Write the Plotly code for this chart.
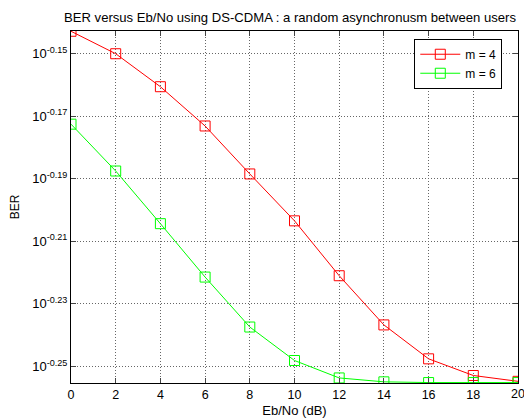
import plotly.graph_objects as go

ebno = [0, 2, 4, 6, 8, 10, 12, 14, 16, 18, 20]
ber_m4 = [0.7198, 0.7080, 0.6910, 0.6713, 0.6480, 0.6260, 0.6012, 0.5798, 0.5655, 0.5586, 0.5562]
ber_m6 = [0.6722, 0.6494, 0.6247, 0.6006, 0.5789, 0.5648, 0.5576, 0.5560, 0.5557, 0.5557, 0.5557]
ytick_exps = ["-0.15", "-0.17", "-0.19", "-0.21", "-0.23", "-0.25"]
xticks = [0, 2, 4, 6, 8, 10, 12, 14, 16, 18, 20]

font = "Liberation Sans, Arial, sans-serif"

fig = go.Figure()
fig.add_trace(go.Scatter(x=ebno, y=ber_m4, mode="lines+markers", name="m = 4",
                         line=dict(color="#ff0000", width=1),
                         marker=dict(symbol="square-open", size=10, color="#ff0000", line=dict(width=1))))
fig.add_trace(go.Scatter(x=ebno, y=ber_m6, mode="lines+markers", name="m = 6",
                         line=dict(color="#00ff00", width=1),
                         marker=dict(symbol="square-open", size=10, color="#00ff00", line=dict(width=1))))

tickvals = [10 ** float(e) for e in ytick_exps]
ticktext = ["10<sup>%s</sup>" % e for e in ytick_exps]

fig.update_layout(
    width=524, height=420,
    margin=dict(l=71, r=6, t=31, b=37, autoexpand=False),
    paper_bgcolor="white", plot_bgcolor="white",
    font=dict(family=font, size=12, color="black"),
    title=dict(text="BER versus Eb/No using DS-CDMA : a random asynchronusm between users",
               x=290 / 524, xanchor="center", y=1 - 17 / 420, yanchor="middle",
               font=dict(size=13.1, family=font, color="black")),
    legend=dict(x=0.768, y=0.978, xanchor="left", yanchor="top",
                bgcolor="white", bordercolor="black", borderwidth=1,
                font=dict(size=12, family=font), itemwidth=40),
    showlegend=True,
)
# last x tick label sits on the right edge (partly cut in the reference)
fig.add_annotation(x=xticks[-1], y=0, xref="x", yref="paper", text=str(xticks[-1]),
                   showarrow=False, xanchor="center", yanchor="top", yshift=-2,
                   font=dict(size=12.5, family=font, color="black"))
fig.update_xaxes(range=[0, 20], tickvals=xticks, ticks="inside", ticklen=5,
                 mirror="allticks", showline=True, linecolor="black", linewidth=1,
                 showgrid=True, gridcolor="#666666", griddash="1px,2px", gridwidth=1,
                 zeroline=False, automargin=False,
                 title=dict(text="Eb/No (dB)", standoff=4, font=dict(size=13)),
                 tickfont=dict(size=12.5))
fig.update_yaxes(type="log", range=[-0.2553, -0.1427], tickvals=tickvals, ticktext=ticktext,
                 ticks="inside", ticklen=5, mirror="allticks", showline=True, linecolor="black",
                 linewidth=1, showgrid=True, gridcolor="#666666", griddash="1px,2px", gridwidth=1,
                 zeroline=False, automargin=False,
                 title=dict(text="BER", standoff=9, font=dict(size=12)),
                 tickfont=dict(size=13))

fig.write_html("out.html", config={"displayModeBar": False},
               post_script="document.body.style.margin='0';")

The problem: Omit the pictures and give the material again, exactly and in full.

Written answer:
Write the Plotly code for this chart.
import plotly.graph_objects as go

ebno = [0, 2, 4, 6, 8, 10, 12, 14, 16, 18, 20]
ber_m4 = [0.7198, 0.7080, 0.6910, 0.6713, 0.6480, 0.6260, 0.6012, 0.5798, 0.5655, 0.5586, 0.5562]
ber_m6 = [0.6722, 0.6494, 0.6247, 0.6006, 0.5789, 0.5648, 0.5576, 0.5560, 0.5557, 0.5557, 0.5557]
ytick_exps = ["-0.15", "-0.17", "-0.19", "-0.21", "-0.23", "-0.25"]
xticks = [0, 2, 4, 6, 8, 10, 12, 14, 16, 18, 20]

font = "Liberation Sans, Arial, sans-serif"

fig = go.Figure()
fig.add_trace(go.Scatter(x=ebno, y=ber_m4, mode="lines+markers", name="m = 4",
                         line=dict(color="#ff0000", width=1),
                         marker=dict(symbol="square-open", size=10, color="#ff0000", line=dict(width=1))))
fig.add_trace(go.Scatter(x=ebno, y=ber_m6, mode="lines+markers", name="m = 6",
                         line=dict(color="#00ff00", width=1),
                         marker=dict(symbol="square-open", size=10, color="#00ff00", line=dict(width=1))))

tickvals = [10 ** float(e) for e in ytick_exps]
ticktext = ["10<sup>%s</sup>" % e for e in ytick_exps]

fig.update_layout(
    width=524, height=420,
    margin=dict(l=71, r=6, t=31, b=37, autoexpand=False),
    paper_bgcolor="white", plot_bgcolor="white",
    font=dict(family=font, size=12, color="black"),
    title=dict(text="BER versus Eb/No using DS-CDMA : a random asynchronusm between users",
               x=290 / 524, xanchor="center", y=1 - 17 / 420, yanchor="middle",
               font=dict(size=13.1, family=font, color="black")),
    legend=dict(x=0.768, y=0.978, xanchor="left", yanchor="top",
                bgcolor="white", bordercolor="black", borderwidth=1,
                font=dict(size=12, family=font), itemwidth=40),
    showlegend=True,
)
# last x tick label sits on the right edge (partly cut in the reference)
fig.add_annotation(x=xticks[-1], y=0, xref="x", yref="paper", text=str(xticks[-1]),
                   showarrow=False, xanchor="center", yanchor="top", yshift=-2,
                   font=dict(size=12.5, family=font, color="black"))
fig.update_xaxes(range=[0, 20], tickvals=xticks, ticks="inside", ticklen=5,
                 mirror="allticks", showline=True, linecolor="black", linewidth=1,
                 showgrid=True, gridcolor="#666666", griddash="1px,2px", gridwidth=1,
                 zeroline=False, automargin=False,
                 title=dict(text="Eb/No (dB)", standoff=4, font=dict(size=13)),
                 tickfont=dict(size=12.5))
fig.update_yaxes(type="log", range=[-0.2553, -0.1427], tickvals=tickvals, ticktext=ticktext,
                 ticks="inside", ticklen=5, mirror="allticks", showline=True, linecolor="black",
                 linewidth=1, showgrid=True, gridcolor="#666666", griddash="1px,2px", gridwidth=1,
                 zeroline=False, automargin=False,
                 title=dict(text="BER", standoff=9, font=dict(size=12)),
                 tickfont=dict(size=13))

fig.write_html("out.html", config={"displayModeBar": False},
               post_script="document.body.style.margin='0';")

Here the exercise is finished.